Wow! Time really does get away from you! I thought I posted this like 3 weeks ago, and apparently it didn’t happen. And to top it off, I had written everything out, and like 80% of it has disappeared into the deep abyss of the world wide web. So, for the sake of sanity, here is a (somewhat) condensed version.
Back in March was the celebration of Holi in Nepal. Holi is a religious festival in the spring, where on the main day people throw colored powder and water on each other as a sort of game. Along with this, there are also people on rooftops and decks pouring buckets of water on passersby and children hiding behind gates launching (homemade: read plastic bags) water balloons at you. The whole day is about everyone having fun and there is very little traffic (many things are closed as it is a national holiday), so there are people “playing” Holi everywhere. In Nepal this year, it was on the day of the full moon (extra craziness! though i think it may always be on the full moon).
Here’s a description of Holi in Nepal from wikipedia:
“In Nepal, Holi is regarded as one of the greatest festivals, as important as Dashain (also known as Dussehra in India) and Tihar or Dipawali (also known asDiwali in India). Since more than 80% of people in Nepal are Hindus, Holi, along with many other Hindu festivals, is celebrated in Nepal as a national festival and almost everyone celebrates it regardless of their religion, e.g., even Muslims celebrate it. Christians may also join in, although since Holi falls during Lent, many would not join in the festivities. The day of Holi is also a national holiday in Nepal.

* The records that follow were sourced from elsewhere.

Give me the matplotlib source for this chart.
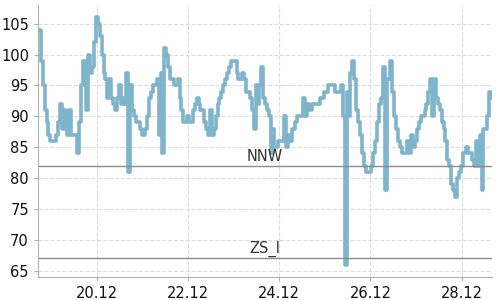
import matplotlib
matplotlib.use("Agg")
import matplotlib.pyplot as plt
import matplotlib.dates as mdates
import pandas as pd

# hourly readings, starting 18.12 17:00
start = "2023-12-18 17:00"
values = [
    104, 104, 99, 95, 91, 89, 87, 86, 86, 86, 87, 89, 92, 88, 91, 88, 87, 91, 87, 87, 87, 84, 89, 95,
    99, 95, 91, 100, 97, 98, 102, 106, 105, 103, 100, 97, 96, 93, 96, 93, 92, 91, 93, 95, 92, 93, 92, 97,
    81, 95, 91, 90, 89, 89, 88, 87, 87, 88, 90, 93, 94, 95, 95, 96, 87, 97, 84, 101, 100, 98, 96, 96,
    95, 95, 96, 93, 91, 89, 89, 90, 89, 89, 91, 92, 93, 92, 91, 91, 89, 88, 87, 91, 87, 88, 90, 92,
    93, 94, 95, 96, 97, 98, 99, 99, 99, 97, 96, 96, 97, 96, 94, 94, 93, 91, 88, 95, 92, 95, 98, 93,
    92, 91, 90, 84, 88, 85, 85, 86, 86, 86, 90, 85, 87, 86, 88, 88, 89, 90, 90, 90, 93, 90, 92, 91,
    91, 92, 92, 92, 92, 93, 93, 94, 94, 95, 95, 95, 95, 94, 94, 94, 95, 90, 66, 94, 90, 97, 99, 96,
    91, 89, 87, 84, 82, 81, 81, 81, 82, 84, 86, 89, 92, 93, 98, 78, 96, 96, 99, 94, 90, 88, 86, 85,
    84, 84, 84, 86, 84, 87, 85, 86, 88, 89, 90, 90, 91, 92, 94, 96, 90, 96, 93, 92, 91, 89, 88, 86,
    83, 82, 79, 78, 77, 80, 81, 82, 84, 84, 85, 84, 84, 83, 82, 86, 82, 87, 78, 88, 88, 90, 94, 93,
]
limit_names = ["NNW", "ZS_I"]
limit_values = [82, 67]

times = pd.date_range(start, periods=len(values), freq="h")

fig = plt.figure(figsize=(5, 3), dpi=100)
ax = fig.add_axes([0.076, 0.077, 0.908, 0.906])

ax.plot(times, values, color="#7eb4cc", linewidth=2.6, drawstyle="steps-mid")

for name, val in zip(limit_names, limit_values):
    ax.axhline(val, color="#8c8c8c", linewidth=1)
    ax.text(0.5, val + 0.3, name, transform=ax.get_yaxis_transform(),
            ha="center", va="bottom", fontsize=10.5, color="#333333")

ax.set_xlim(times[0], times[-1])
ax.set_ylim(64, 108)
ax.set_yticks(range(65, 106, 5))
ax.xaxis.set_major_locator(mdates.DayLocator(bymonthday=[20, 22, 24, 26, 28]))
ax.xaxis.set_major_formatter(mdates.DateFormatter("%d.%m"))

ax.grid(True, color="#dddddd", linestyle="--", linewidth=0.8)
ax.set_axisbelow(True)
for side in ["top", "right"]:
    ax.spines[side].set_visible(False)
for side in ["left", "bottom"]:
    ax.spines[side].set_color("#b0b0b0")
ax.tick_params(colors="#b0b0b0", length=3, labelcolor="#111111", labelsize=10.5)

fig.savefig("out.png", dpi=100)
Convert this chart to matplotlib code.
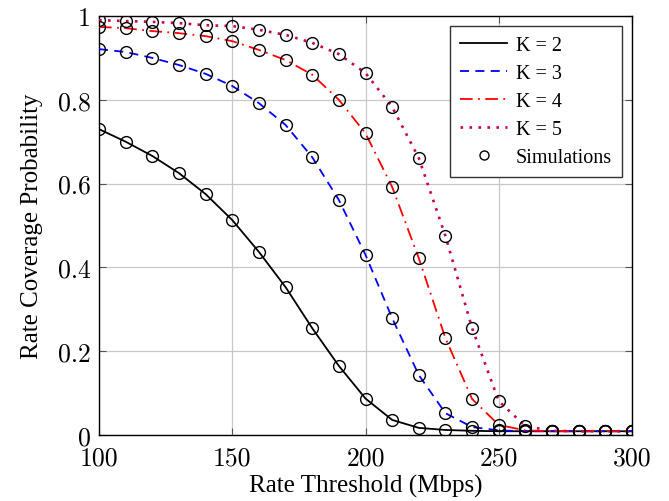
import matplotlib
matplotlib.use("Agg")
import matplotlib.pyplot as plt
from matplotlib.lines import Line2D

# Rate thresholds (Mbps)
rate = [100, 110, 120, 130, 140, 150, 160, 170, 180, 190, 200,
        210, 220, 230, 240, 250, 260, 270, 280, 290, 300]

# Rate coverage probability for K = 2..5
cov_k2 = [0.730, 0.700, 0.666, 0.625, 0.575, 0.513, 0.437, 0.353, 0.255, 0.165, 0.087,
          0.036, 0.017, 0.012, 0.010, 0.009, 0.009, 0.009, 0.009, 0.009, 0.009]
cov_k3 = [0.921, 0.914, 0.900, 0.883, 0.862, 0.833, 0.792, 0.740, 0.663, 0.561, 0.430,
          0.279, 0.143, 0.052, 0.019, 0.011, 0.009, 0.009, 0.009, 0.009, 0.009]
cov_k4 = [0.974, 0.971, 0.964, 0.959, 0.952, 0.940, 0.919, 0.895, 0.860, 0.800, 0.720,
          0.592, 0.422, 0.231, 0.086, 0.024, 0.011, 0.009, 0.009, 0.009, 0.009]
cov_k5 = [0.990, 0.988, 0.986, 0.983, 0.978, 0.976, 0.967, 0.955, 0.936, 0.909, 0.864,
          0.783, 0.661, 0.475, 0.255, 0.081, 0.021, 0.010, 0.009, 0.009, 0.009]

labels = ["K = 2", "K = 3", "K = 4", "K = 5"]
x_ticks = [100, 150, 200, 250, 300]
y_ticks = [0, 0.2, 0.4, 0.6, 0.8, 1]
y_tick_labels = ["0", "0.2", "0.4", "0.6", "0.8", "1"]

serif = ["Liberation Serif", "DejaVu Serif"]
tick_font = ["cmr10", "DejaVu Serif"]

fig = plt.figure(figsize=(6.69, 5.02), dpi=100)
ax = fig.add_axes([99 / 669, 66 / 502, 533 / 669, 419 / 502])

styles = [
    dict(color="black", linestyle="-", linewidth=1.3),
    dict(color="#0000ff", linestyle=(0, (5, 3.5)), linewidth=1.3),
    dict(color="#ff0000", linestyle=(0, (7, 3, 1, 3)), linewidth=1.3),
    dict(color="#c80050", linestyle=(0, (1, 2.4)), linewidth=1.9),
]
series = [cov_k2, cov_k3, cov_k4, cov_k5]

handles = []
for vals, st, lab in zip(series, styles, labels):
    h, = ax.plot(rate, vals, label=lab, zorder=3, **st)
    handles.append(h)

for vals in series:
    ax.plot(rate, vals, linestyle="none", marker="o", markersize=8.5,
            markerfacecolor="none", markeredgecolor="black",
            markeredgewidth=1.0, zorder=4)

sim_handle = Line2D([], [], linestyle="none", marker="o", markersize=6.5,
                    markerfacecolor="none", markeredgecolor="black",
                    markeredgewidth=1.0)
handles.append(sim_handle)

ax.set_xlim(100, 300)
ax.set_ylim(0, 1)
ax.set_xticks(x_ticks)
ax.set_yticks(y_ticks)
ax.set_yticklabels(y_tick_labels)

for lbl in ax.get_xticklabels() + ax.get_yticklabels():
    lbl.set_family(tick_font)
    lbl.set_fontsize(18.5)

ax.tick_params(axis="both", direction="in", length=5, width=0.8,
               color="#555555", top=True, right=True)
ax.tick_params(axis="x", pad=8)
ax.tick_params(axis="y", pad=6)

ax.grid(True, color="#c8c8c8", linewidth=0.9)
ax.set_axisbelow(True)
for sp in ax.spines.values():
    sp.set_linewidth(1.0)
    sp.set_color("black")

ax.set_xlabel("Rate Threshold (Mbps)", family=serif, fontsize=18, labelpad=3)
ax.set_ylabel("Rate Coverage Probability", family=serif, fontsize=18, labelpad=11)

leg = ax.legend(handles, labels + ["Simulations"], loc="upper right",
                prop={"family": serif, "size": 14.5}, fancybox=False,
                framealpha=1, edgecolor="#333333", borderaxespad=0.5,
                handlelength=2.3, handletextpad=0.45, labelspacing=0.44,
                borderpad=0.5, numpoints=1)
leg.get_frame().set_linewidth(1.0)

fig.savefig("out.png", dpi=100)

People walk down their neighbourhoods to celebrate Holi by exchanging colours and spraying coloured water on one another. A popular activity is the throwing of water balloons at one another, sometimes called lola (meaning water balloon). Also a lot of people mix bhang in their drinks and food, as also done during Shivaratri. It is believed that the combination of different colours played at this festival take all the sorrow away and make life itself more colourful.:
Chris and I headed out from my apartment in Lazimpat with no particular plan in mind (other than that we were going to end up at the movie theater to watch the new Nepalese film, Sick City). As soon as we walked into the courtyard of my building, the didis of my building got us. And by got us, I mean, a giant bucket of red water was poured on us as we exited the compound.
In my neighborhood, it wasn’t too bad. A few water balloons here, a hand print there. As you can see, by the time we got out to the main street, it was still pretty tame:
After my neighborhood, we headed down to Thamel, which is where the craziness really began. The streets were filled with tourists and Nepali (mainly teenage) guys.
After Thamel we made our way through the narrow alley streets towards Indra Chowk and then Durbar Square. During this part of the walk, there were people on rooftops pouring huge buckets of water on all the passersby (this, was where i discovered all the women were, avoiding the mess) and on the streets were many more people ready to cover you with color.
When we finally made it to Durbar Square, there were a lot more people, but in many ways, a lot more calm. With all of the police and military around, nobody was randomly attacking anyone with color. You could actually stand in peace and just watch what was going on. We certainly didn’t need anymore color added to our bodies at that point!
After Durbar Square, we finally made our way over to the mall to watch the movie. Apparently, on Holi, the mall is where you go to avoid all things color. We were the ONLY people in the entire place that had any bit of color on us. We got lots of stares, laughs and acknowledgements. The funniest part about this long Holi trek to the theater? We went to the wrong one and they weren’t even playing our movie. So we saw Battle Los Angeles instead…definitely not something I would have paid to see in the US.
We had a really great time throughout the day and while I was able to get the color out of my hair and off my skin, the clothing I was wearing that day is definitely still rangi changi (Nepali for colorful). I think that maybe this whole experience is inspiration for having one really, fun, colorful collection (for any of you who have seen my last collection, it would definitely be a change of pace!)